Task details: Only the lines from the start of the data through the line containing "(11,874) -- (763,874);" should be written out, exactly as they are, with both ends included and the pictures left out.

===== Data block =====

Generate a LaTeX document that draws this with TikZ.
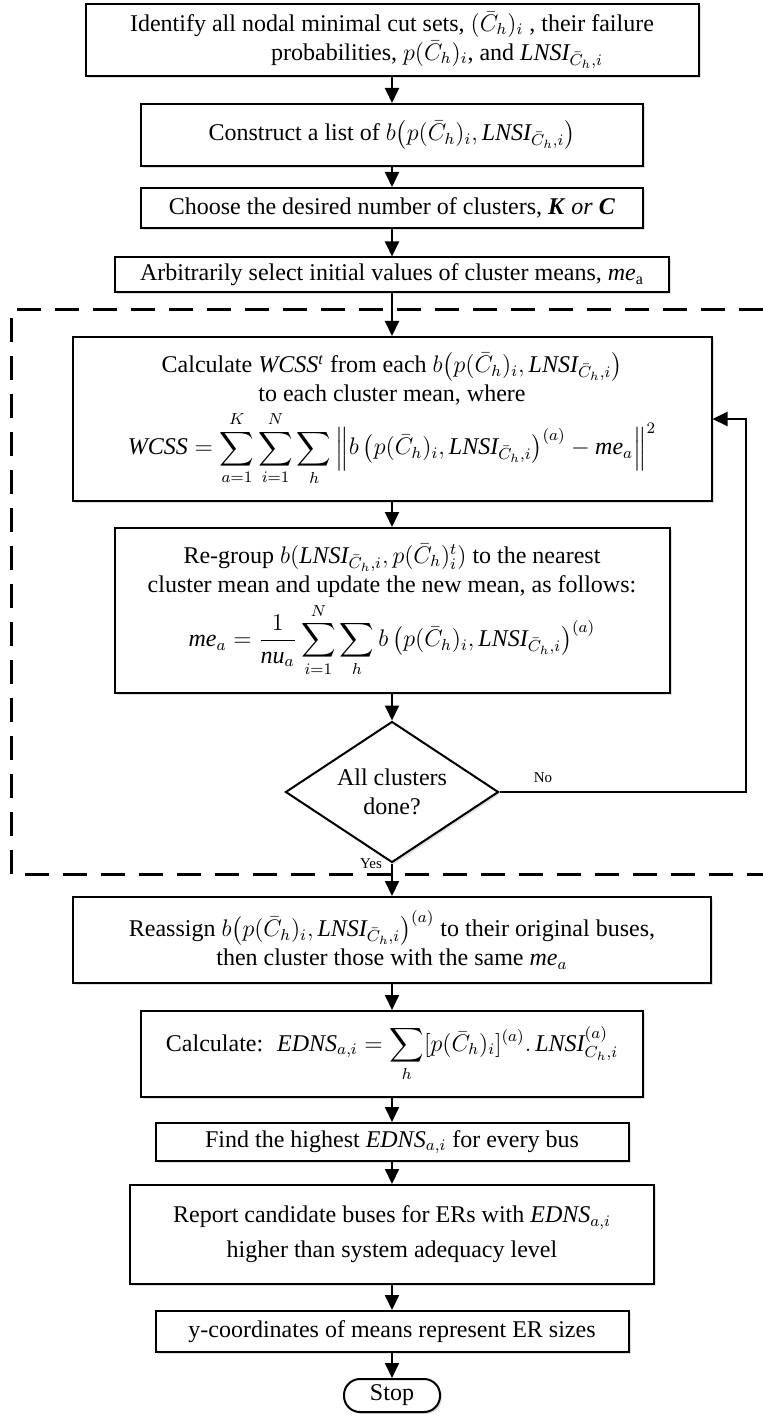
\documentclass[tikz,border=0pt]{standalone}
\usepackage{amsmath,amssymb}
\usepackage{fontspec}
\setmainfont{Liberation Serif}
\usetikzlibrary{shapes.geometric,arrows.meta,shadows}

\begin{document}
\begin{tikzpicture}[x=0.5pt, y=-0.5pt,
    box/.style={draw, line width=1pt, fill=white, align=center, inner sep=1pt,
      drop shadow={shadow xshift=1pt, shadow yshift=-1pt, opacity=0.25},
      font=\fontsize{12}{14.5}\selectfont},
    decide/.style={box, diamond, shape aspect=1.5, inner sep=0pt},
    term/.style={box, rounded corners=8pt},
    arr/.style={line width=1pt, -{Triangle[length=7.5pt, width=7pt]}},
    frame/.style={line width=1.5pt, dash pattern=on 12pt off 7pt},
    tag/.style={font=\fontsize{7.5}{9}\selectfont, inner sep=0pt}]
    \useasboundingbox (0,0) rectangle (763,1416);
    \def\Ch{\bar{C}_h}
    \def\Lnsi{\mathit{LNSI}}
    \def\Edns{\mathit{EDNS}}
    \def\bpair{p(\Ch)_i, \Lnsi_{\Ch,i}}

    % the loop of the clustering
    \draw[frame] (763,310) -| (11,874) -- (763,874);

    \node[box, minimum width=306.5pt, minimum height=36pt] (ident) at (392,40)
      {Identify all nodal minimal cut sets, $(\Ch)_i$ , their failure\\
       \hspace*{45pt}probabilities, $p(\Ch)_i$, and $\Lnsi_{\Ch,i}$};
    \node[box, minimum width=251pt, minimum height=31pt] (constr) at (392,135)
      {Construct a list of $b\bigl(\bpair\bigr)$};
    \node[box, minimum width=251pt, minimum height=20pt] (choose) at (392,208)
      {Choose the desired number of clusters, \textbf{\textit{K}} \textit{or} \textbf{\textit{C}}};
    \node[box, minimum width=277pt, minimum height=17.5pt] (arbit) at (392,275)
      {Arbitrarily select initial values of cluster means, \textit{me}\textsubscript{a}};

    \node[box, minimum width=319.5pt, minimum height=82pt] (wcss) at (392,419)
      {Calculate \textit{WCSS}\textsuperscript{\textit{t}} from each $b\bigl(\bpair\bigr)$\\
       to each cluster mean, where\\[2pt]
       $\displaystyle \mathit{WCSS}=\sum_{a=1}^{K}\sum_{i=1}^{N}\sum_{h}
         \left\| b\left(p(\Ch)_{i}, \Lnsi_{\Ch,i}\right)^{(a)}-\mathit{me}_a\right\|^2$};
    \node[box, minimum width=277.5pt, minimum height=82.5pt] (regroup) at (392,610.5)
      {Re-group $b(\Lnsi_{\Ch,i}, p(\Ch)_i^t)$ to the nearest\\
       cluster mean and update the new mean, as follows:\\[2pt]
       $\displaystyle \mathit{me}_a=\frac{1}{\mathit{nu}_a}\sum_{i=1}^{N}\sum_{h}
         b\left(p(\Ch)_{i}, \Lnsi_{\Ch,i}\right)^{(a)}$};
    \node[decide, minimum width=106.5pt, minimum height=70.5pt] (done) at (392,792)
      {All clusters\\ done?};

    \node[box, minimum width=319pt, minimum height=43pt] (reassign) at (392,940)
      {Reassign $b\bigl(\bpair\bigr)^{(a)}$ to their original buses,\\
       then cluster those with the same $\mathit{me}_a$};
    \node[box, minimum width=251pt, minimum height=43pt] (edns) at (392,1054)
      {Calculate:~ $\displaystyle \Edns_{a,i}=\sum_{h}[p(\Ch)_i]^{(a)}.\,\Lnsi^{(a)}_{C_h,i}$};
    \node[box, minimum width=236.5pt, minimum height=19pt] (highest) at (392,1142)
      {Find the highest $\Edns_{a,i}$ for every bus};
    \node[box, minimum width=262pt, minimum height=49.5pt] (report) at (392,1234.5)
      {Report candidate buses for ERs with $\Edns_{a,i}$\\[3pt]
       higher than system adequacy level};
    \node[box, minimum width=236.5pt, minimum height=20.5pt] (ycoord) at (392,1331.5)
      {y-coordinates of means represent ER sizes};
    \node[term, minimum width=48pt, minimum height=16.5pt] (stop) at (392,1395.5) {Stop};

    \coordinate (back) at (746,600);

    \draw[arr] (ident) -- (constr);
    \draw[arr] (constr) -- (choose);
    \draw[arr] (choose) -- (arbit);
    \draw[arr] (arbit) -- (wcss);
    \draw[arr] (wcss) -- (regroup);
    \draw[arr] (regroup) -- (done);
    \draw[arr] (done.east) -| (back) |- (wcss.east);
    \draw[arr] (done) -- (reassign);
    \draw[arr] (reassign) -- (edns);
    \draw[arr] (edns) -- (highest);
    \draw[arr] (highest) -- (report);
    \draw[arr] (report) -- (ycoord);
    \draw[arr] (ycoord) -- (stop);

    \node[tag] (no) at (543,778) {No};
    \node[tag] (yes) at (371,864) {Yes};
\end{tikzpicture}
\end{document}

=====

Correct output:
Generate a LaTeX document that draws this with TikZ.
\documentclass[tikz,border=0pt]{standalone}
\usepackage{amsmath,amssymb}
\usepackage{fontspec}
\setmainfont{Liberation Serif}
\usetikzlibrary{shapes.geometric,arrows.meta,shadows}

\begin{document}
\begin{tikzpicture}[x=0.5pt, y=-0.5pt,
    box/.style={draw, line width=1pt, fill=white, align=center, inner sep=1pt,
      drop shadow={shadow xshift=1pt, shadow yshift=-1pt, opacity=0.25},
      font=\fontsize{12}{14.5}\selectfont},
    decide/.style={box, diamond, shape aspect=1.5, inner sep=0pt},
    term/.style={box, rounded corners=8pt},
    arr/.style={line width=1pt, -{Triangle[length=7.5pt, width=7pt]}},
    frame/.style={line width=1.5pt, dash pattern=on 12pt off 7pt},
    tag/.style={font=\fontsize{7.5}{9}\selectfont, inner sep=0pt}]
    \useasboundingbox (0,0) rectangle (763,1416);
    \def\Ch{\bar{C}_h}
    \def\Lnsi{\mathit{LNSI}}
    \def\Edns{\mathit{EDNS}}
    \def\bpair{p(\Ch)_i, \Lnsi_{\Ch,i}}

    % the loop of the clustering
    \draw[frame] (763,310) -| (11,874) -- (763,874);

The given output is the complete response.